The leveling board, therefore, represents first the leveled production plan – the weekly customer demand averaged by day – in order to pull smoothly and in small quantities on the production lines – but also needs to take into account the real customer order for this truck. The leveling board should visualize start and end of truck preparation.
Waiting Pool
So if the customer orders more parts than the plan, where do they come from? Or if they order fewer parts than the plan, where should they go? Our assumption is that if they order fewer parts than the average planned, we will still build them. Certainly, this smacks of overproduction, but the belief is that if the customer doesn’t want the parts today, he’ll want them tomorrow on top of the averaged demand – and we wouldn’t be able to deliver because of fully loading the production line. In essence these are not parts in stock, but parts in waiting for a delayed order.
In order to learn how to deal with the discrepancies between the leveled production plan and the real truck order, we will start by visualizing the situation: we will set up a buffer stock, a “pool stock” in lean parlance which is not an inventory, but a waiting area for crates corresponding to the variation of created demand.
So, if the customer is asking for nine crates instead of ten today for truck number one, the tenth card will be placed in the leveling board, with a sign saying that the destination of the parts is not the truck preparation area (which is now complete) but the pool stock. Conversely, if the customer asks for eleven crates rather than the average of ten, the eleventh card will appear in the leveling board with an instruction to pick it up in the pool stock.
Inventory sitting in this pool stock is tracked part by part with the kanban cards, which get their own board. Variations in the pool are the key to understanding real demand and customers’ behavior. Part by part, the amount of crates in the pool stock should be fiddled with endlessly to stick as closely as can be to real customer behavior. This stock is not, well, a stock so to speak, but a tool to understand the real nature of customer demand. For instance, it should be distinguished physically from any safety stock, which is kept to protect the customer from fire, strike, machine breakdown or a comet hitting the plant.
Handling the pool stock is not easy, but great kaizen material. You’ll discover there are many combinations of things going wrong, such as trucks not arriving on time (or with no set schedules), parts going to different customers (and at different takt times: don’t put them together, but treat them separately), or not receiving firm orders until the very last minute (fill the leveling board according to the leveled plan, and complete it as new information comes in). But that’s the fun of it.

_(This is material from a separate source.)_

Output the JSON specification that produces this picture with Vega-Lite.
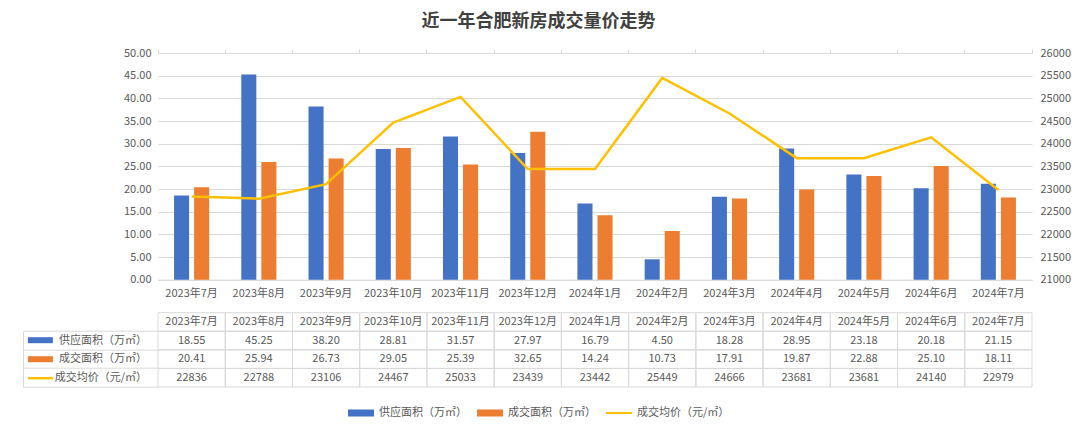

At the gemba, check that your leveling board actually reflects trucks. In practice, most people who work with leveling boards are more focused on their impact on production (withdrawing from the line’s supermarket), and not on consolidating the truck (and delivering exactly to customers). I suspect the key to unlock your question lies in using the pool stock to absorb the difference between the leveled plan and the actual truck load. Make sure the leveling board visualizes both dimensions of the problem and that the people in shipping understand the kaizen they have to do on that matter, and I am willing to bet that your OTD will improve visibly.